:: TASK OBJECTIVE ::
Repeat the material verbatim. Images are excluded from the copy.

:: RECORDED DATA ::
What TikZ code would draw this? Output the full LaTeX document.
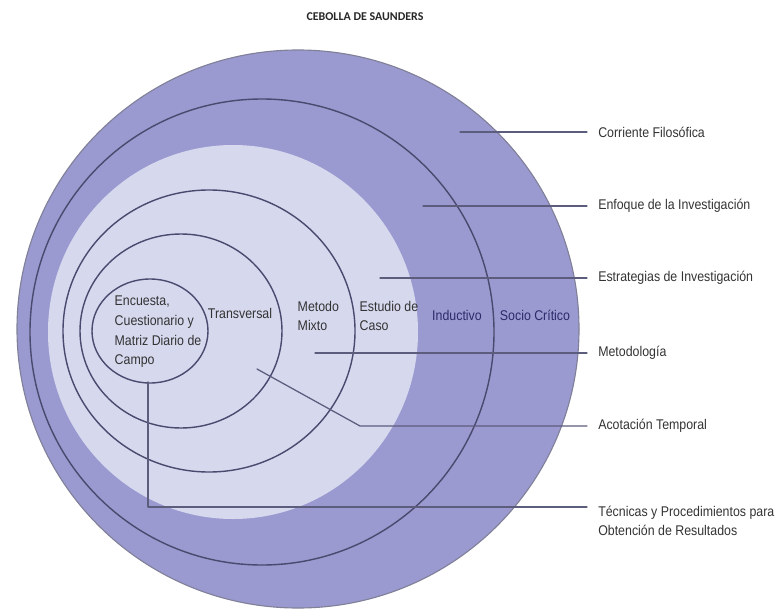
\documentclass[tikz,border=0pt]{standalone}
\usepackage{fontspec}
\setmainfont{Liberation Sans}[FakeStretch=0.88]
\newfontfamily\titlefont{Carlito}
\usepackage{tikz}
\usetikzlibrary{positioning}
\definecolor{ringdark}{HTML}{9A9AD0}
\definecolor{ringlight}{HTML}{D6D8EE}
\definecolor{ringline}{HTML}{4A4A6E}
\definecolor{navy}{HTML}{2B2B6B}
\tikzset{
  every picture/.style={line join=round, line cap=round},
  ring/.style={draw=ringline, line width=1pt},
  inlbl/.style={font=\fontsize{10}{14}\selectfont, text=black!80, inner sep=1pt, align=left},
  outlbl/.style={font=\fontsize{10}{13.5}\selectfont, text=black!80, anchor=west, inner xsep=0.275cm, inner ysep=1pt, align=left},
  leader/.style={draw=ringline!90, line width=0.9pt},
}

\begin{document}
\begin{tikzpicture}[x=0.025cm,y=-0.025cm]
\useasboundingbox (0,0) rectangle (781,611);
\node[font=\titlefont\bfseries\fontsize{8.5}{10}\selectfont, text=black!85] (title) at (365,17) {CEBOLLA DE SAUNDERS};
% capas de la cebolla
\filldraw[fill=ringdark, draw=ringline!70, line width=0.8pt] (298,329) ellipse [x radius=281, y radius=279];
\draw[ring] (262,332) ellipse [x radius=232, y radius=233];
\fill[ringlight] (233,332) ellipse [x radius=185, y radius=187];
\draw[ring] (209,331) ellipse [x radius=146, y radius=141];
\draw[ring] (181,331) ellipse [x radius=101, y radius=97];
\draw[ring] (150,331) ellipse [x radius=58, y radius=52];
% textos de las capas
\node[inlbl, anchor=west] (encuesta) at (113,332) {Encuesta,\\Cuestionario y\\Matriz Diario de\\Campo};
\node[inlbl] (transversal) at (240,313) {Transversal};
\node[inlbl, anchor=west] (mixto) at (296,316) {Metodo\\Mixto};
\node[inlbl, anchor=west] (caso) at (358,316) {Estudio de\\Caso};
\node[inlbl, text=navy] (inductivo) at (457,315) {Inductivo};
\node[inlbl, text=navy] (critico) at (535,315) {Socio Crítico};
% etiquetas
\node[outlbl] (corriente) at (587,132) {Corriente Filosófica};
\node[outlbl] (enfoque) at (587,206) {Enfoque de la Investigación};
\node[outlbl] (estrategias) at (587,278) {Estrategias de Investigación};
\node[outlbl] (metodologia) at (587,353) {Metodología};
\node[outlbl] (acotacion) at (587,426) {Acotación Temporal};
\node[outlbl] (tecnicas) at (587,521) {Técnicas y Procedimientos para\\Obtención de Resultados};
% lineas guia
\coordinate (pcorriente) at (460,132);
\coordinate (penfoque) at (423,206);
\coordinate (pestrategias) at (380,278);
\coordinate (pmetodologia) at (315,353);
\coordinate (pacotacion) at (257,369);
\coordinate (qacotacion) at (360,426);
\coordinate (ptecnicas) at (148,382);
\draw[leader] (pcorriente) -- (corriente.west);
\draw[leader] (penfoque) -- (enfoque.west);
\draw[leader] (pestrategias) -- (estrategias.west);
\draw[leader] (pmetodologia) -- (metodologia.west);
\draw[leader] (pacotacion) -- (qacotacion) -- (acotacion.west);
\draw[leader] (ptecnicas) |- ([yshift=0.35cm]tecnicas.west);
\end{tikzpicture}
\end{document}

:: EXPECTED ANSWER ::
What TikZ code would draw this? Output the full LaTeX document.
\documentclass[tikz,border=0pt]{standalone}
\usepackage{fontspec}
\setmainfont{Liberation Sans}[FakeStretch=0.88]
\newfontfamily\titlefont{Carlito}
\usepackage{tikz}
\usetikzlibrary{positioning}
\definecolor{ringdark}{HTML}{9A9AD0}
\definecolor{ringlight}{HTML}{D6D8EE}
\definecolor{ringline}{HTML}{4A4A6E}
\definecolor{navy}{HTML}{2B2B6B}
\tikzset{
  every picture/.style={line join=round, line cap=round},
  ring/.style={draw=ringline, line width=1pt},
  inlbl/.style={font=\fontsize{10}{14}\selectfont, text=black!80, inner sep=1pt, align=left},
  outlbl/.style={font=\fontsize{10}{13.5}\selectfont, text=black!80, anchor=west, inner xsep=0.275cm, inner ysep=1pt, align=left},
  leader/.style={draw=ringline!90, line width=0.9pt},
}

\begin{document}
\begin{tikzpicture}[x=0.025cm,y=-0.025cm]
\useasboundingbox (0,0) rectangle (781,611);
\node[font=\titlefont\bfseries\fontsize{8.5}{10}\selectfont, text=black!85] (title) at (365,17) {CEBOLLA DE SAUNDERS};
% capas de la cebolla
\filldraw[fill=ringdark, draw=ringline!70, line width=0.8pt] (298,329) ellipse [x radius=281, y radius=279];
\draw[ring] (262,332) ellipse [x radius=232, y radius=233];
\fill[ringlight] (233,332) ellipse [x radius=185, y radius=187];
\draw[ring] (209,331) ellipse [x radius=146, y radius=141];
\draw[ring] (181,331) ellipse [x radius=101, y radius=97];
\draw[ring] (150,331) ellipse [x radius=58, y radius=52];
% textos de las capas
\node[inlbl, anchor=west] (encuesta) at (113,332) {Encuesta,\\Cuestionario y\\Matriz Diario de\\Campo};
\node[inlbl] (transversal) at (240,313) {Transversal};
\node[inlbl, anchor=west] (mixto) at (296,316) {Metodo\\Mixto};
\node[inlbl, anchor=west] (caso) at (358,316) {Estudio de\\Caso};
\node[inlbl, text=navy] (inductivo) at (457,315) {Inductivo};
\node[inlbl, text=navy] (critico) at (535,315) {Socio Crítico};
% etiquetas
\node[outlbl] (corriente) at (587,132) {Corriente Filosófica};
\node[outlbl] (enfoque) at (587,206) {Enfoque de la Investigación};
\node[outlbl] (estrategias) at (587,278) {Estrategias de Investigación};
\node[outlbl] (metodologia) at (587,353) {Metodología};
\node[outlbl] (acotacion) at (587,426) {Acotación Temporal};
\node[outlbl] (tecnicas) at (587,521) {Técnicas y Procedimientos para\\Obtención de Resultados};
% lineas guia
\coordinate (pcorriente) at (460,132);
\coordinate (penfoque) at (423,206);
\coordinate (pestrategias) at (380,278);
\coordinate (pmetodologia) at (315,353);
\coordinate (pacotacion) at (257,369);
\coordinate (qacotacion) at (360,426);
\coordinate (ptecnicas) at (148,382);
\draw[leader] (pcorriente) -- (corriente.west);
\draw[leader] (penfoque) -- (enfoque.west);
\draw[leader] (pestrategias) -- (estrategias.west);
\draw[leader] (pmetodologia) -- (metodologia.west);
\draw[leader] (pacotacion) -- (qacotacion) -- (acotacion.west);
\draw[leader] (ptecnicas) |- ([yshift=0.35cm]tecnicas.west);
\end{tikzpicture}
\end{document}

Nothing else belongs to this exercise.